Alabama also got an edge in penalties and key officiating calls. Three bad (or at least questionable) calls stood out: Mark Ingram’s fumble, the offensive pass interference penalty on Tennessee’s Lucas Taylor and the defensive pass interference penalty on Rashad Johnson. Alabama came out with a 2-1 edge in those calls, but the big difference was that Johnson’s flag had no effect on the outcome. On the Ingram play, one angle showed the ball out while another showed the call may have been correct, but replay officials at that point did the right thing by not compounding a bad call (the runner being down) with another (making a replay call based on inconclusive evidence).
Alabama has been in the position before that Tennessee was in Saturday night: needing every call and every bounce to go its way to win. Saturday, Alabama found that luck follows the good. And make no mistake about it, Alabama is good.

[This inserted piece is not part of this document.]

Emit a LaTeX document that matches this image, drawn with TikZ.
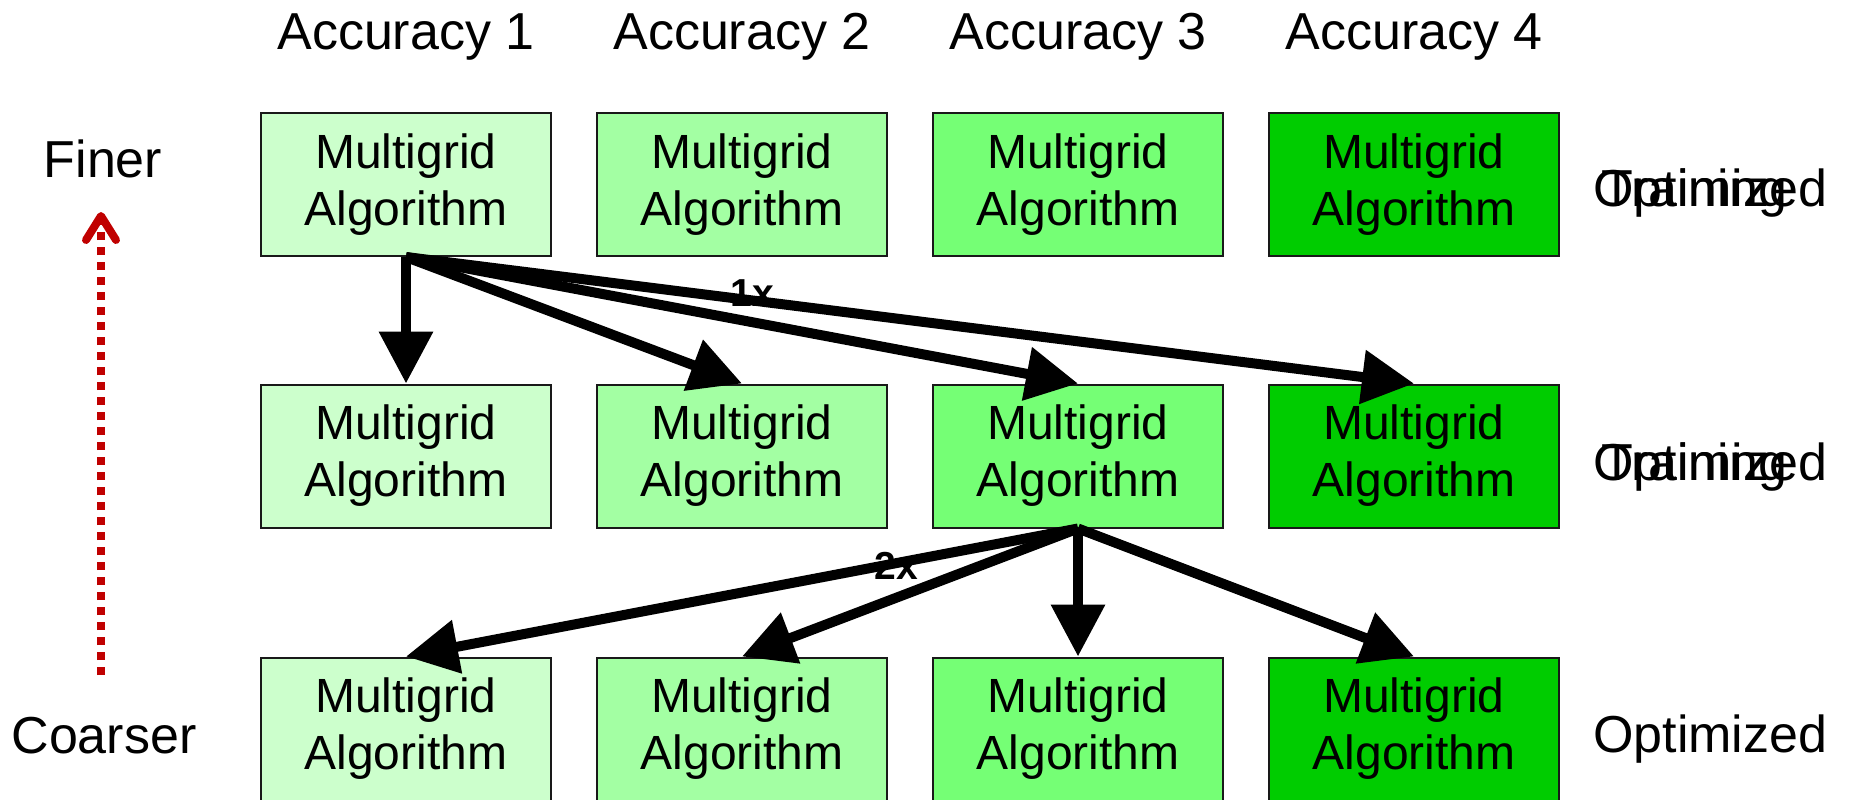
\documentclass[tikz,border=0pt]{standalone}
\usepackage{fontspec}
\setmainfont{Liberation Sans}
\usetikzlibrary{arrows.meta}
\definecolor{accA}{HTML}{CCFFCC}
\definecolor{accB}{HTML}{A3FFA3}
\definecolor{accC}{HTML}{75FF75}
\definecolor{accD}{HTML}{00CC00}
\definecolor{upred}{HTML}{C00000}
\begin{document}
\begin{tikzpicture}[x=1pt,y=-1pt,
  algbox/.style={draw=black!90, line width=2pt, minimum width=290pt, minimum height=143pt,
    inner sep=0pt, align=center, font=\fontsize{48pt}{57pt}\selectfont},
  lbl/.style={font=\fontsize{52pt}{60pt}\selectfont, inner sep=0pt},
  cnt/.style={font=\fontsize{39pt}{45pt}\selectfont\bfseries, inner sep=0pt},
  flow/.style={line width=10pt, -{Triangle[length=52pt,width=52pt]}},
  trend/.style={upred, line width=8pt, dash pattern=on 8pt off 7pt,
    -{Straight Barb[length=24pt,width=30pt,line cap=round,line join=round]}}
]
\useasboundingbox (0,0) rectangle (1850,800);

% grid of algorithm boxes: columns = accuracy, rows = grid level
\foreach \c/\x/\col in {1/406/accA, 2/742/accB, 3/1078/accC, 4/1414/accD} {
  \node[lbl, anchor=base] (h\c) at (\x,50) {Accuracy \c};
  \node[algbox, fill=\col] (b1\c) at (\x,184.5) {Multigrid\\Algorithm};
  \node[algbox, fill=\col] (b2\c) at (\x,456) {Multigrid\\Algorithm};
  \node[algbox, fill=\col] (b3\c) at (\x,729) {Multigrid\\Algorithm};
}

% level labels on the left
\node[lbl, anchor=base] (finer) at (103,177) {Finer};
\node[lbl, anchor=base] (coarser) at (104,753) {Coarser};

% status labels on the right (first two rows overprinted)
\node[lbl, anchor=base west] (opt1) at (1593,206) {Optimized};
\node[lbl, anchor=base west] (trn1) at (1601,206) {Training};
\node[lbl, anchor=base west] (opt2) at (1593,480) {Optimized};
\node[lbl, anchor=base west] (trn2) at (1601,480) {Training};
\node[lbl, anchor=base west] (opt3) at (1593,752) {Optimized};

% upward trend arrow
\coordinate (trendlo) at (101,675);
\coordinate (trendhi) at (101,212);
\draw[trend] (trendlo) -- (trendhi);

% repetition counts
\node[cnt] (once) at (752,293) {1x};
\node[cnt] (twice) at (896,566) {2x};

% fan-out connectors
\foreach \c in {1,...,4} \draw[flow] (b11.south) -- (b2\c.north);
\foreach \c in {1,...,4} \draw[flow] (b23.south) -- (b3\c.north);
\end{tikzpicture}
\end{document}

Also make no mistake that Tennessee is bad, and that it is squandering an incredible amount of talent in the process. If Nick Saban could work with Tennessee’s defense for about six months, he’d have as good a defense as the one he already fields. Offensively, it’s hard to imagine that quarterback troubles could so outweigh good talent at receiver, running back and along the offensive line, but apparently, it does.
Alabama gets a break of sorts next week as it faces the Sun Belt’s Arkansas State before finishing with talented LSU, physical Mississippi State and rival Auburn. But it would be nice to see Alabama “finish” – in Nick Saban terms – two games in a row.
Saban was clearly happy with Alabama’s effort in his postgame comments. It was good to hear the coach happy, as Alabama has done so much to make him unhappy in the last couple of weeks.
His team can say “you’re welcome” by staying the course. It’s truly time to believe in the possibilities of a championship.